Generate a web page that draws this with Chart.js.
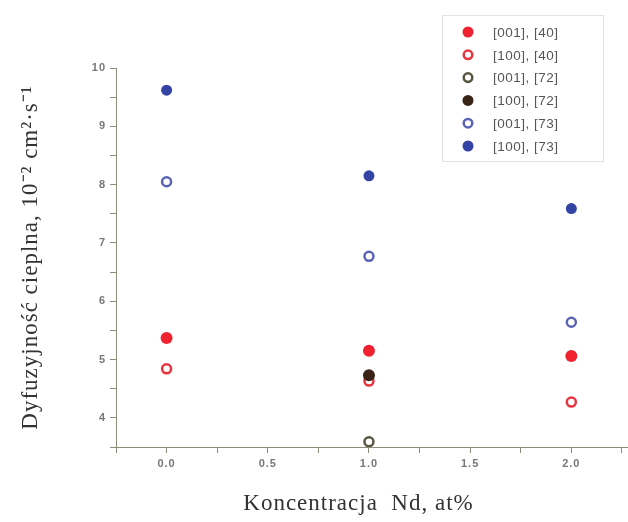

* * *

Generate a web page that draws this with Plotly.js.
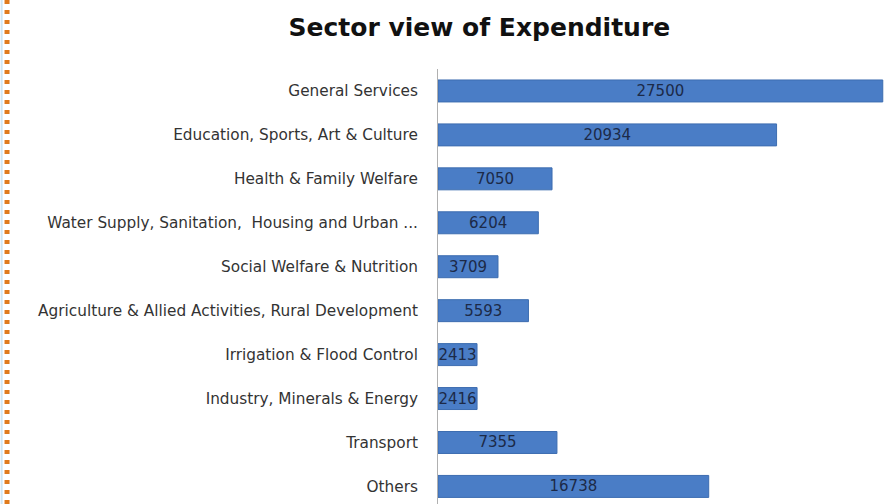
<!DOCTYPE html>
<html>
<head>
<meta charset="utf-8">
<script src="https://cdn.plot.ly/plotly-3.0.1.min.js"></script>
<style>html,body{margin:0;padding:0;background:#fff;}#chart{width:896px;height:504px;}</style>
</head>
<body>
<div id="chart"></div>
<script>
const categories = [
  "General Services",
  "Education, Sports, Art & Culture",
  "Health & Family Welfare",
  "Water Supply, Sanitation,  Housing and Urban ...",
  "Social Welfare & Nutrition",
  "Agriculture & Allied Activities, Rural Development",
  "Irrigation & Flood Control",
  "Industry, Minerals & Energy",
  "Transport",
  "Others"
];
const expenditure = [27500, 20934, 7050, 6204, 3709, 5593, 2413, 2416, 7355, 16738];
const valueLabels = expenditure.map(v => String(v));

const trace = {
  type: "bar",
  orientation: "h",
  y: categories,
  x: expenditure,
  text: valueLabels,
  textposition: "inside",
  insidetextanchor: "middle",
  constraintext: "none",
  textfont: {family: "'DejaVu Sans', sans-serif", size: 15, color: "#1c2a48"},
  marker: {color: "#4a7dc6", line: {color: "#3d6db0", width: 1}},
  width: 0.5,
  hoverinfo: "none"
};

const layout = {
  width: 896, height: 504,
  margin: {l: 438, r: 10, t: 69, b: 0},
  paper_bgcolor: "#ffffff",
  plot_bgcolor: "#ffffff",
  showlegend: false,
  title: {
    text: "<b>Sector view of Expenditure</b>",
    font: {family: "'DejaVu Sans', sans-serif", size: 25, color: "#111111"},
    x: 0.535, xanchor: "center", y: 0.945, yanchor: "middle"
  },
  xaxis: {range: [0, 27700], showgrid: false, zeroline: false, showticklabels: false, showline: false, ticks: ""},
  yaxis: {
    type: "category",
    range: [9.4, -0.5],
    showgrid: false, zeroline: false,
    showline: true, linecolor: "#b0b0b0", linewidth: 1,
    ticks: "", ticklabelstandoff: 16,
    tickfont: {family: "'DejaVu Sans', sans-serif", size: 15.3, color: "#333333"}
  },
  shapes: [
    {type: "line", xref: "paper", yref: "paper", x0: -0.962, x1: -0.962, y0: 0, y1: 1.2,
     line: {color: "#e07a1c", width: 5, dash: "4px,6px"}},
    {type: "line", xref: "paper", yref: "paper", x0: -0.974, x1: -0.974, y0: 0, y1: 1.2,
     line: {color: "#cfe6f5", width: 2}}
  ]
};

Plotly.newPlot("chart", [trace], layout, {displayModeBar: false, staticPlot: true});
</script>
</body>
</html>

---

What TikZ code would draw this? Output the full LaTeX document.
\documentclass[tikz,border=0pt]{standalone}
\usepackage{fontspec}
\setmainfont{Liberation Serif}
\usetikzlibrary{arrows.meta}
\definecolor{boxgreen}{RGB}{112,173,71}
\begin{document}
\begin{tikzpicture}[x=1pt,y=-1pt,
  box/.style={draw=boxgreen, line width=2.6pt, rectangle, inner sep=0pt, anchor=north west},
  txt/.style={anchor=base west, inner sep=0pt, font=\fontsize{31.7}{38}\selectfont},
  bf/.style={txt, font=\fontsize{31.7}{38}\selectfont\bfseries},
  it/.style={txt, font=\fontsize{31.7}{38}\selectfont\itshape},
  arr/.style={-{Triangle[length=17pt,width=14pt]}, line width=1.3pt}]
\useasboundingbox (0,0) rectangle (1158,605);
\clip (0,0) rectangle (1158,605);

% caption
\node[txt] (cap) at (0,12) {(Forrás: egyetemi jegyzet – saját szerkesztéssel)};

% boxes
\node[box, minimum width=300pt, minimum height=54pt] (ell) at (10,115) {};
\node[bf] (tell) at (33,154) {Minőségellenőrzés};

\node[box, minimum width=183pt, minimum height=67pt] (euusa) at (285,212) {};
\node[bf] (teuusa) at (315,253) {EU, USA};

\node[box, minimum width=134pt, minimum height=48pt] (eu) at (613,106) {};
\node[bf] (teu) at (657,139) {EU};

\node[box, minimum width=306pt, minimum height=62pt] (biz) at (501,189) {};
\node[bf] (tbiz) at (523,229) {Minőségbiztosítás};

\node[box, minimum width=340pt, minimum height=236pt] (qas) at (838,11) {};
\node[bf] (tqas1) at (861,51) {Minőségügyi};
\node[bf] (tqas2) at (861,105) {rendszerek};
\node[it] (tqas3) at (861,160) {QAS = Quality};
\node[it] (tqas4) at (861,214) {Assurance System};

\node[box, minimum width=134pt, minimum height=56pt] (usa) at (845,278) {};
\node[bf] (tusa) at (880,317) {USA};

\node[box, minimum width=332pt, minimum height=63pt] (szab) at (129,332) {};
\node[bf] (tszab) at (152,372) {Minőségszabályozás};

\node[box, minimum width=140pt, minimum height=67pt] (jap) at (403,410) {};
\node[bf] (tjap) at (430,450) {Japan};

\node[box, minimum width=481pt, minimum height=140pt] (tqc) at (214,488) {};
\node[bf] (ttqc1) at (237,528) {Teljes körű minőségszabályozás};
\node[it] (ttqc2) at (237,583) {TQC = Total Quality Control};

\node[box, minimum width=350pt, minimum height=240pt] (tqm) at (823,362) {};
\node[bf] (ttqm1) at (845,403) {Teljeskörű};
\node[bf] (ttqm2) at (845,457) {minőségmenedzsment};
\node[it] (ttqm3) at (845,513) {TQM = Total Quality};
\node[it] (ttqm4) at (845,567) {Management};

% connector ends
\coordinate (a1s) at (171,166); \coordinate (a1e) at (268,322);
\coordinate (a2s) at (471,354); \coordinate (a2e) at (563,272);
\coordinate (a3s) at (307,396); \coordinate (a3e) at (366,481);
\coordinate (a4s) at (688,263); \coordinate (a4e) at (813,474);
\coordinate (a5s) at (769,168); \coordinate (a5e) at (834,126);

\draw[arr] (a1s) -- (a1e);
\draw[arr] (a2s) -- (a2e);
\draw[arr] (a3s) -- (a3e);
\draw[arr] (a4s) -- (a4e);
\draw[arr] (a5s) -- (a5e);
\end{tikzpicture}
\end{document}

:: Objective ::
Look through the data above. Find each line with the string "that" and copy it.

:: Exercise answer ::
Generate a web page that draws this with Chart.js.
Generate a web page that draws this with Plotly.js.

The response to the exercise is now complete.